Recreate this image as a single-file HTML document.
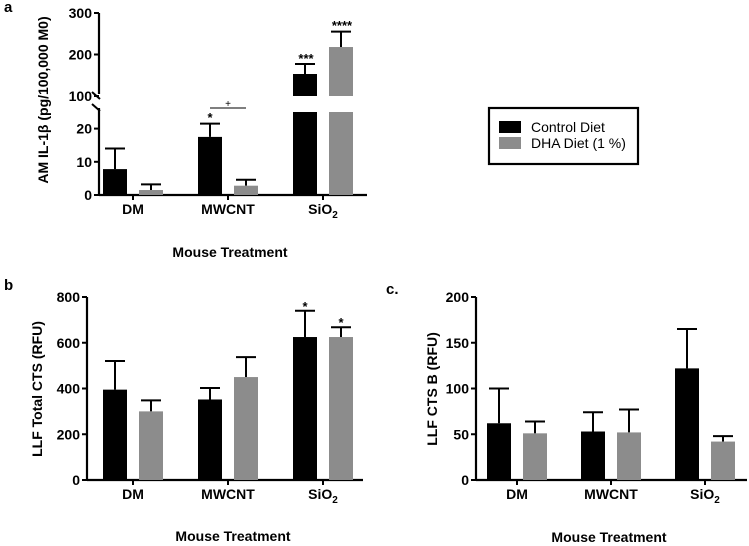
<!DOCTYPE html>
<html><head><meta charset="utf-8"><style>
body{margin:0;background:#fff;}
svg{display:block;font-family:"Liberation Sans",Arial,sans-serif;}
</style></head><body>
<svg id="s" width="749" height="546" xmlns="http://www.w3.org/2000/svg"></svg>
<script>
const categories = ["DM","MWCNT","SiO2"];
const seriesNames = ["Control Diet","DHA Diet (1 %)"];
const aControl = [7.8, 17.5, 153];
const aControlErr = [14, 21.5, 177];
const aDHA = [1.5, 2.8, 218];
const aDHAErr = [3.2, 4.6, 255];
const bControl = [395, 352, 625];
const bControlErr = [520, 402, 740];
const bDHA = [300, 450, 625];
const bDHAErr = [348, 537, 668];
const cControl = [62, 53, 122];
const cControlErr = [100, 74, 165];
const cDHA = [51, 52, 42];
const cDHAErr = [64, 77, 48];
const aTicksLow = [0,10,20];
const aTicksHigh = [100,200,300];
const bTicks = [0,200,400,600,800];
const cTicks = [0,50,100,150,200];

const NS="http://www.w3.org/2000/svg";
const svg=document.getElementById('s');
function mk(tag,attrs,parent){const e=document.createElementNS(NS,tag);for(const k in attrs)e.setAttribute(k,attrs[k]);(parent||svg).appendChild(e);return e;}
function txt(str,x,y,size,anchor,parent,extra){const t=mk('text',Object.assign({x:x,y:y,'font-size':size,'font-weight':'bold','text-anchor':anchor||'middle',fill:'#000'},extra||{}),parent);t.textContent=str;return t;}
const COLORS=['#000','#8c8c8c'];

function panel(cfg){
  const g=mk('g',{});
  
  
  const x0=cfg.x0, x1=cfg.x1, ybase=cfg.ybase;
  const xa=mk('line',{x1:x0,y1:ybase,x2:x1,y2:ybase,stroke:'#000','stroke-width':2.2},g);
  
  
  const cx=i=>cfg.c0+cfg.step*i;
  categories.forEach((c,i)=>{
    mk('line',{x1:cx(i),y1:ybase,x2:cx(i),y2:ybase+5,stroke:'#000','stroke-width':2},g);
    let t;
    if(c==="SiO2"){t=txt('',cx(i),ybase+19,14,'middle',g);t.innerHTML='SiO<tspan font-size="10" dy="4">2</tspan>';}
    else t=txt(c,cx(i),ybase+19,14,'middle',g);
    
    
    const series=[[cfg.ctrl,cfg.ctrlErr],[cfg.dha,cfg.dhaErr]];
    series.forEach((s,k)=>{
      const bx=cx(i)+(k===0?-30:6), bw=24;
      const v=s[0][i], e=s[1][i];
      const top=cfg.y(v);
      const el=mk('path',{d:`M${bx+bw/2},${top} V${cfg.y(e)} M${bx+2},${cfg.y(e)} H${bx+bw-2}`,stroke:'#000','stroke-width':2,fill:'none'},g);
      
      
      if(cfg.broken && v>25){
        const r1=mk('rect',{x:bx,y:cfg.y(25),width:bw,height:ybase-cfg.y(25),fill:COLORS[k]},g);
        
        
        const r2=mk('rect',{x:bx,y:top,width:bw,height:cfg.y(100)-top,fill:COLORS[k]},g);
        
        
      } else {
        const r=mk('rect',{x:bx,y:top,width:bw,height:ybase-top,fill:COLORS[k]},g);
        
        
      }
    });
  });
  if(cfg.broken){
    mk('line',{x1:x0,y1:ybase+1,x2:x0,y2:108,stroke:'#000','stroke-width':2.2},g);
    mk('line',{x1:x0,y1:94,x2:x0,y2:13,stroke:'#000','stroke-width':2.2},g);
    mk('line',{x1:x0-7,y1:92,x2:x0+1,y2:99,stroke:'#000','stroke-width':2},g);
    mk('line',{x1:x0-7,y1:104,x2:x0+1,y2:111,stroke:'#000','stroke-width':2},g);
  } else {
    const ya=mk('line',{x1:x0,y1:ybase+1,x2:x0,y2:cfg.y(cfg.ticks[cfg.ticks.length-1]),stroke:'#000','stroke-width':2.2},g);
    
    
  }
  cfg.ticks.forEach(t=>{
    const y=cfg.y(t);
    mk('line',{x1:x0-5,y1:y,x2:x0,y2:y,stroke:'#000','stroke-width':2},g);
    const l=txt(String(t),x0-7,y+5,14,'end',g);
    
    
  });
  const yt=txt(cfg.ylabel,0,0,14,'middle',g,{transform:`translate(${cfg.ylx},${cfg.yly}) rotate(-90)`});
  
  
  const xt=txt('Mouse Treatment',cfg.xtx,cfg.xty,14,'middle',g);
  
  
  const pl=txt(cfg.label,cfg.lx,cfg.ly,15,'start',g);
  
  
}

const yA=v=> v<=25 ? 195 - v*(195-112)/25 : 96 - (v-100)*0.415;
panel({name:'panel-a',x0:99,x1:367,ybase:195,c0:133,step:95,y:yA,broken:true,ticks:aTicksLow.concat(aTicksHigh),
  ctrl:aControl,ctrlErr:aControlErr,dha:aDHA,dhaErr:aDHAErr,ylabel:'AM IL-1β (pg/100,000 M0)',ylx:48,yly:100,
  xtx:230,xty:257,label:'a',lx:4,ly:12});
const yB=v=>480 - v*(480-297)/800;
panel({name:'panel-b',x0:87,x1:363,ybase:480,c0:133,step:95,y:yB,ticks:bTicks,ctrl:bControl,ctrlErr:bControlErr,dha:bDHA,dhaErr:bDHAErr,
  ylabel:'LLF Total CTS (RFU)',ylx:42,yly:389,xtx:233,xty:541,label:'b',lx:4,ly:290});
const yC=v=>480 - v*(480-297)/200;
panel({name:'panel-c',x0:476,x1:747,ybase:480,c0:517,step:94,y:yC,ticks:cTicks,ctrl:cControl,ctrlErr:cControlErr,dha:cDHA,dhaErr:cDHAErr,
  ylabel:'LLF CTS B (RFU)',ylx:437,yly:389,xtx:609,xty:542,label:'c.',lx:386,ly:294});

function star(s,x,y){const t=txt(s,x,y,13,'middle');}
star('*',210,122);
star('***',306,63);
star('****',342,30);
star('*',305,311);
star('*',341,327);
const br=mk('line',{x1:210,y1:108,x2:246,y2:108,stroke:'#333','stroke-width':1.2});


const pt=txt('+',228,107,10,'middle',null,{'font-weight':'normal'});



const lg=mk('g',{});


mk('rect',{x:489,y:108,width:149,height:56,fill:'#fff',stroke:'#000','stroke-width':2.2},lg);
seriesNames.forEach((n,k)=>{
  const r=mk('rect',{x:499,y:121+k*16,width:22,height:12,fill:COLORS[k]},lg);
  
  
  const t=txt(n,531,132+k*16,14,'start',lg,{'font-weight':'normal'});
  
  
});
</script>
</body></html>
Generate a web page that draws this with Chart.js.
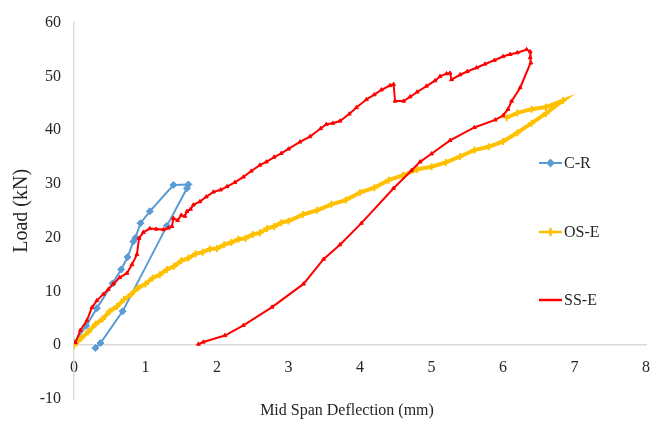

::::::

• [Problem to solve] Copy each line above containing the string "document".

• [Full output]
Recreate this image as a single-file HTML document.
const svg=document.getElementById('s');
function mk(tag,attrs,parent){const e=document.createElementNS(NS,tag);for(const k in attrs)e.setAttribute(k,attrs[k]);(parent||svg).appendChild(e);return e;}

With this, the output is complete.